- [Brief]: Transcribe the data in full and exactly, omitting any pictures.

- [Dataset excerpt]:
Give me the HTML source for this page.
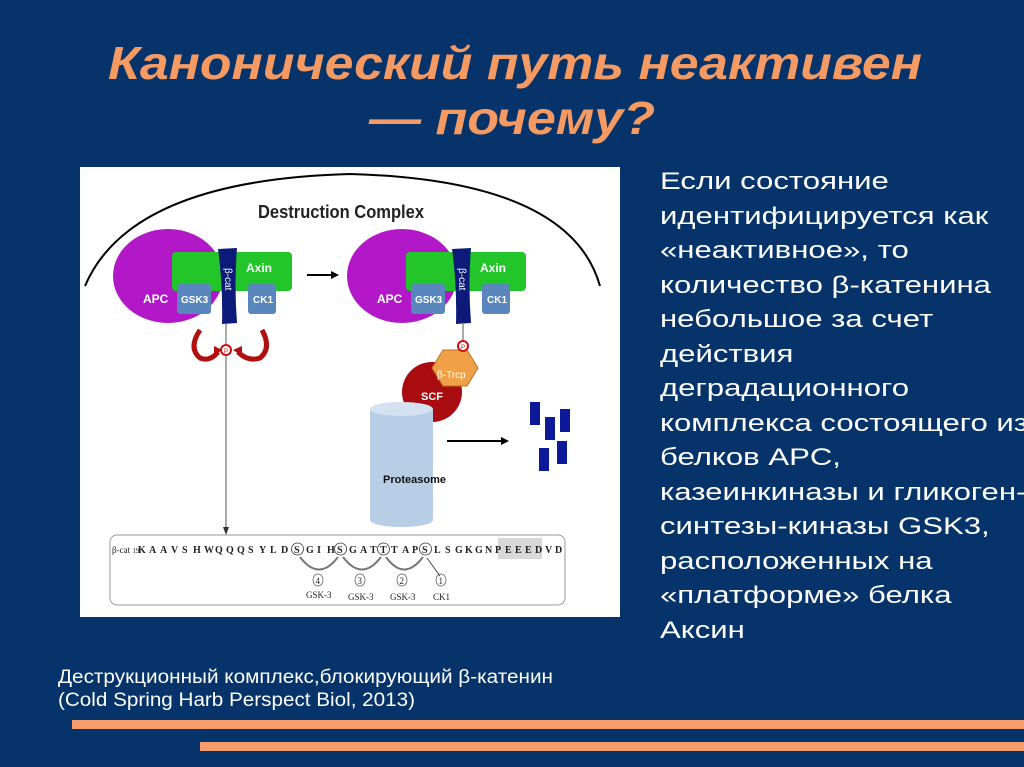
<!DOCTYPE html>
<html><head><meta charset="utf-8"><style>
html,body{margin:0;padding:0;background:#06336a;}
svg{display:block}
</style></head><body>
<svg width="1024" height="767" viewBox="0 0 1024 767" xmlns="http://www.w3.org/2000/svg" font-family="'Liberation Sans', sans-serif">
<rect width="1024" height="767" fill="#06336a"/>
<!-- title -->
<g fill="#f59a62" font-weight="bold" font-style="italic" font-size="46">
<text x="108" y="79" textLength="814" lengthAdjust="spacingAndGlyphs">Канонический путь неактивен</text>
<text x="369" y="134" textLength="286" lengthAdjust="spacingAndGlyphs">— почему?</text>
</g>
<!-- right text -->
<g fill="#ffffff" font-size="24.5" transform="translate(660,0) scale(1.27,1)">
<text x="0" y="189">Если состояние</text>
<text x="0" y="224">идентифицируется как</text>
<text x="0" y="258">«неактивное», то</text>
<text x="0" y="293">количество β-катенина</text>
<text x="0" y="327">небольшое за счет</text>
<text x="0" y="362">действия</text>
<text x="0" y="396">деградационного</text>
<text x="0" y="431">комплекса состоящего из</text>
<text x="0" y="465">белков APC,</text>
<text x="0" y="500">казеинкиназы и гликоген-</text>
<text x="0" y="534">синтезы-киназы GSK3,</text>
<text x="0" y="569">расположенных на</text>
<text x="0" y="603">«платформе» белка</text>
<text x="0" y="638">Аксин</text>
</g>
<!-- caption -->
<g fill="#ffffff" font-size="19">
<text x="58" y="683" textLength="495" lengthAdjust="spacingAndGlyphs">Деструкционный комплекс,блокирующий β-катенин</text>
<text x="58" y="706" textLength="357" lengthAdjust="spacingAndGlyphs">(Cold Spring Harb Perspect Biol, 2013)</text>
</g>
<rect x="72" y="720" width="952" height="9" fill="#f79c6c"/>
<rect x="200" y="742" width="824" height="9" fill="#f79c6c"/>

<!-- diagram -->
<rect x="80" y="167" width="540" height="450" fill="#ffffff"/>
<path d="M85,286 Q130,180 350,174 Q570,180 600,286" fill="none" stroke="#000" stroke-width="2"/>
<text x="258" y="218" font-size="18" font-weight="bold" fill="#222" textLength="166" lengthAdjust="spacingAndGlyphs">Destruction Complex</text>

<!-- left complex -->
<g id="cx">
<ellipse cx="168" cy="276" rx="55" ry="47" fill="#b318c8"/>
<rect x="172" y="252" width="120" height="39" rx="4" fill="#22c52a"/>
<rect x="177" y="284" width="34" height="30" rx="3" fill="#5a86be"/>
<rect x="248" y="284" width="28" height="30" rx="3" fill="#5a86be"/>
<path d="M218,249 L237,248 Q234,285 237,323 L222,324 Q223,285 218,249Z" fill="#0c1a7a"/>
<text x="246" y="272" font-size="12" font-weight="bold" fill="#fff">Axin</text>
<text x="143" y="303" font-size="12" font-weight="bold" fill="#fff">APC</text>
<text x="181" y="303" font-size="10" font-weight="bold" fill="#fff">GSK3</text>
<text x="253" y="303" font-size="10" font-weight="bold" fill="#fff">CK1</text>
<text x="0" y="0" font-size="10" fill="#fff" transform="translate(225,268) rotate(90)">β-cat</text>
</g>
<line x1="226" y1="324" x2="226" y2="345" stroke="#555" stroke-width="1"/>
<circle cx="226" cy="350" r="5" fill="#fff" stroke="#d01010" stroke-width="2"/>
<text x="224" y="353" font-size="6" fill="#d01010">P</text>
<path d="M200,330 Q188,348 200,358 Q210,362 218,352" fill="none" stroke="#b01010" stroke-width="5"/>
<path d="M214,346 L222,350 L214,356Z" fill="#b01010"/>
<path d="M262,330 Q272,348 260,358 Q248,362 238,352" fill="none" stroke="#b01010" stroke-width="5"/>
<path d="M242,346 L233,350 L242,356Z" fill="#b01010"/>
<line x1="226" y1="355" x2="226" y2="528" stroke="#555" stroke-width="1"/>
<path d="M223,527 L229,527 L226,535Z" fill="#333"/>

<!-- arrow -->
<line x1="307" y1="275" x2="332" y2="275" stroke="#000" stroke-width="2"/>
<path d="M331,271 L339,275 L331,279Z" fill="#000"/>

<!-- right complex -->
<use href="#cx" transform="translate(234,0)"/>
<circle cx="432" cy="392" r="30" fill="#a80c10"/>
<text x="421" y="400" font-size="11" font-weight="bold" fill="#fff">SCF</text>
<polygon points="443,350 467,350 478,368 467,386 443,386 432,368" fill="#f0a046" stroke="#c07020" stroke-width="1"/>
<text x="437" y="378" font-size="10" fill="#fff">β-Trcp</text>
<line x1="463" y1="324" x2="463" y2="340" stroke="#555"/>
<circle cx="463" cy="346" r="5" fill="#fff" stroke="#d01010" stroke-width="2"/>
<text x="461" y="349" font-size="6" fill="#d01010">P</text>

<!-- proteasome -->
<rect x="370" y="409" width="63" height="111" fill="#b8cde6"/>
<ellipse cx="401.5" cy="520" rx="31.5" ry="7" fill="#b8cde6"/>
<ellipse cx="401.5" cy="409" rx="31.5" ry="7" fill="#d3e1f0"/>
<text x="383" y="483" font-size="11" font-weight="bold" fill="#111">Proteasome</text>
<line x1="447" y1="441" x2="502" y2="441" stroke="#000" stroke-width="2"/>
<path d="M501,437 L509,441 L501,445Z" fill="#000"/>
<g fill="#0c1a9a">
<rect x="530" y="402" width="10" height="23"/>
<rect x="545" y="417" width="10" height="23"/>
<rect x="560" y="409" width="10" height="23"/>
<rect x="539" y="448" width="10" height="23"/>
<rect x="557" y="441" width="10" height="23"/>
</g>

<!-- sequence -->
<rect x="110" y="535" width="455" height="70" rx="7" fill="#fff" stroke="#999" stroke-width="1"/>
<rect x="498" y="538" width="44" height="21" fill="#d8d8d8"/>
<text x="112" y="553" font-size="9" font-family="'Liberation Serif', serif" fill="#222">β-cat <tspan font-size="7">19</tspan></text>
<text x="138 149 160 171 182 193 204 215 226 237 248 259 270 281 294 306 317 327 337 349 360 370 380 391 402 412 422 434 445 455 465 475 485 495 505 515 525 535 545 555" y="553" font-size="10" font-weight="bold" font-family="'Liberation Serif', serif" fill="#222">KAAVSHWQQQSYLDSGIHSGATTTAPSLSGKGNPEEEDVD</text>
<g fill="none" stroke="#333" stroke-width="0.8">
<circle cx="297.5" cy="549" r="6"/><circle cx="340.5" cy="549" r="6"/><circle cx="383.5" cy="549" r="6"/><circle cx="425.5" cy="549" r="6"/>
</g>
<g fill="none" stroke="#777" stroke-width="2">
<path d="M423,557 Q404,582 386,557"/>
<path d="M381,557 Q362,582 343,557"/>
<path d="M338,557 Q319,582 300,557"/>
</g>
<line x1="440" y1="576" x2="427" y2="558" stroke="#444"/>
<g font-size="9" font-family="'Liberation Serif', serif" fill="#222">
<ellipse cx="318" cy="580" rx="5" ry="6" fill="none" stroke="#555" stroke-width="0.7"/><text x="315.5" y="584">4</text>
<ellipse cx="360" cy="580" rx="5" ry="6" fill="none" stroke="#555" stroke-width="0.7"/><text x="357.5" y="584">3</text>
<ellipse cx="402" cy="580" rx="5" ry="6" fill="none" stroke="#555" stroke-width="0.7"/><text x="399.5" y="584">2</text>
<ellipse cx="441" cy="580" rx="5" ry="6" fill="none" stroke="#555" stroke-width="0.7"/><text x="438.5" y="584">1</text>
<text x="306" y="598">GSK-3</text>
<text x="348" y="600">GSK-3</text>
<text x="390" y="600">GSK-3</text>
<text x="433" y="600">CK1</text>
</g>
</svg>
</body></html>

- [Output of the exercise]:
Give me the HTML source for this page.
<!DOCTYPE html>
<html><head><meta charset="utf-8"><style>
html,body{margin:0;padding:0;background:#06336a;}
svg{display:block}
</style></head><body>
<svg width="1024" height="767" viewBox="0 0 1024 767" xmlns="http://www.w3.org/2000/svg" font-family="'Liberation Sans', sans-serif">
<rect width="1024" height="767" fill="#06336a"/>
<!-- title -->
<g fill="#f59a62" font-weight="bold" font-style="italic" font-size="46">
<text x="108" y="79" textLength="814" lengthAdjust="spacingAndGlyphs">Канонический путь неактивен</text>
<text x="369" y="134" textLength="286" lengthAdjust="spacingAndGlyphs">— почему?</text>
</g>
<!-- right text -->
<g fill="#ffffff" font-size="24.5" transform="translate(660,0) scale(1.27,1)">
<text x="0" y="189">Если состояние</text>
<text x="0" y="224">идентифицируется как</text>
<text x="0" y="258">«неактивное», то</text>
<text x="0" y="293">количество β-катенина</text>
<text x="0" y="327">небольшое за счет</text>
<text x="0" y="362">действия</text>
<text x="0" y="396">деградационного</text>
<text x="0" y="431">комплекса состоящего из</text>
<text x="0" y="465">белков APC,</text>
<text x="0" y="500">казеинкиназы и гликоген-</text>
<text x="0" y="534">синтезы-киназы GSK3,</text>
<text x="0" y="569">расположенных на</text>
<text x="0" y="603">«платформе» белка</text>
<text x="0" y="638">Аксин</text>
</g>
<!-- caption -->
<g fill="#ffffff" font-size="19">
<text x="58" y="683" textLength="495" lengthAdjust="spacingAndGlyphs">Деструкционный комплекс,блокирующий β-катенин</text>
<text x="58" y="706" textLength="357" lengthAdjust="spacingAndGlyphs">(Cold Spring Harb Perspect Biol, 2013)</text>
</g>
<rect x="72" y="720" width="952" height="9" fill="#f79c6c"/>
<rect x="200" y="742" width="824" height="9" fill="#f79c6c"/>

<!-- diagram -->
<rect x="80" y="167" width="540" height="450" fill="#ffffff"/>
<path d="M85,286 Q130,180 350,174 Q570,180 600,286" fill="none" stroke="#000" stroke-width="2"/>
<text x="258" y="218" font-size="18" font-weight="bold" fill="#222" textLength="166" lengthAdjust="spacingAndGlyphs">Destruction Complex</text>

<!-- left complex -->
<g id="cx">
<ellipse cx="168" cy="276" rx="55" ry="47" fill="#b318c8"/>
<rect x="172" y="252" width="120" height="39" rx="4" fill="#22c52a"/>
<rect x="177" y="284" width="34" height="30" rx="3" fill="#5a86be"/>
<rect x="248" y="284" width="28" height="30" rx="3" fill="#5a86be"/>
<path d="M218,249 L237,248 Q234,285 237,323 L222,324 Q223,285 218,249Z" fill="#0c1a7a"/>
<text x="246" y="272" font-size="12" font-weight="bold" fill="#fff">Axin</text>
<text x="143" y="303" font-size="12" font-weight="bold" fill="#fff">APC</text>
<text x="181" y="303" font-size="10" font-weight="bold" fill="#fff">GSK3</text>
<text x="253" y="303" font-size="10" font-weight="bold" fill="#fff">CK1</text>
<text x="0" y="0" font-size="10" fill="#fff" transform="translate(225,268) rotate(90)">β-cat</text>
</g>
<line x1="226" y1="324" x2="226" y2="345" stroke="#555" stroke-width="1"/>
<circle cx="226" cy="350" r="5" fill="#fff" stroke="#d01010" stroke-width="2"/>
<text x="224" y="353" font-size="6" fill="#d01010">P</text>
<path d="M200,330 Q188,348 200,358 Q210,362 218,352" fill="none" stroke="#b01010" stroke-width="5"/>
<path d="M214,346 L222,350 L214,356Z" fill="#b01010"/>
<path d="M262,330 Q272,348 260,358 Q248,362 238,352" fill="none" stroke="#b01010" stroke-width="5"/>
<path d="M242,346 L233,350 L242,356Z" fill="#b01010"/>
<line x1="226" y1="355" x2="226" y2="528" stroke="#555" stroke-width="1"/>
<path d="M223,527 L229,527 L226,535Z" fill="#333"/>

<!-- arrow -->
<line x1="307" y1="275" x2="332" y2="275" stroke="#000" stroke-width="2"/>
<path d="M331,271 L339,275 L331,279Z" fill="#000"/>

<!-- right complex -->
<use href="#cx" transform="translate(234,0)"/>
<circle cx="432" cy="392" r="30" fill="#a80c10"/>
<text x="421" y="400" font-size="11" font-weight="bold" fill="#fff">SCF</text>
<polygon points="443,350 467,350 478,368 467,386 443,386 432,368" fill="#f0a046" stroke="#c07020" stroke-width="1"/>
<text x="437" y="378" font-size="10" fill="#fff">β-Trcp</text>
<line x1="463" y1="324" x2="463" y2="340" stroke="#555"/>
<circle cx="463" cy="346" r="5" fill="#fff" stroke="#d01010" stroke-width="2"/>
<text x="461" y="349" font-size="6" fill="#d01010">P</text>

<!-- proteasome -->
<rect x="370" y="409" width="63" height="111" fill="#b8cde6"/>
<ellipse cx="401.5" cy="520" rx="31.5" ry="7" fill="#b8cde6"/>
<ellipse cx="401.5" cy="409" rx="31.5" ry="7" fill="#d3e1f0"/>
<text x="383" y="483" font-size="11" font-weight="bold" fill="#111">Proteasome</text>
<line x1="447" y1="441" x2="502" y2="441" stroke="#000" stroke-width="2"/>
<path d="M501,437 L509,441 L501,445Z" fill="#000"/>
<g fill="#0c1a9a">
<rect x="530" y="402" width="10" height="23"/>
<rect x="545" y="417" width="10" height="23"/>
<rect x="560" y="409" width="10" height="23"/>
<rect x="539" y="448" width="10" height="23"/>
<rect x="557" y="441" width="10" height="23"/>
</g>

<!-- sequence -->
<rect x="110" y="535" width="455" height="70" rx="7" fill="#fff" stroke="#999" stroke-width="1"/>
<rect x="498" y="538" width="44" height="21" fill="#d8d8d8"/>
<text x="112" y="553" font-size="9" font-family="'Liberation Serif', serif" fill="#222">β-cat <tspan font-size="7">19</tspan></text>
<text x="138 149 160 171 182 193 204 215 226 237 248 259 270 281 294 306 317 327 337 349 360 370 380 391 402 412 422 434 445 455 465 475 485 495 505 515 525 535 545 555" y="553" font-size="10" font-weight="bold" font-family="'Liberation Serif', serif" fill="#222">KAAVSHWQQQSYLDSGIHSGATTTAPSLSGKGNPEEEDVD</text>
<g fill="none" stroke="#333" stroke-width="0.8">
<circle cx="297.5" cy="549" r="6"/><circle cx="340.5" cy="549" r="6"/><circle cx="383.5" cy="549" r="6"/><circle cx="425.5" cy="549" r="6"/>
</g>
<g fill="none" stroke="#777" stroke-width="2">
<path d="M423,557 Q404,582 386,557"/>
<path d="M381,557 Q362,582 343,557"/>
<path d="M338,557 Q319,582 300,557"/>
</g>
<line x1="440" y1="576" x2="427" y2="558" stroke="#444"/>
<g font-size="9" font-family="'Liberation Serif', serif" fill="#222">
<ellipse cx="318" cy="580" rx="5" ry="6" fill="none" stroke="#555" stroke-width="0.7"/><text x="315.5" y="584">4</text>
<ellipse cx="360" cy="580" rx="5" ry="6" fill="none" stroke="#555" stroke-width="0.7"/><text x="357.5" y="584">3</text>
<ellipse cx="402" cy="580" rx="5" ry="6" fill="none" stroke="#555" stroke-width="0.7"/><text x="399.5" y="584">2</text>
<ellipse cx="441" cy="580" rx="5" ry="6" fill="none" stroke="#555" stroke-width="0.7"/><text x="438.5" y="584">1</text>
<text x="306" y="598">GSK-3</text>
<text x="348" y="600">GSK-3</text>
<text x="390" y="600">GSK-3</text>
<text x="433" y="600">CK1</text>
</g>
</svg>
</body></html>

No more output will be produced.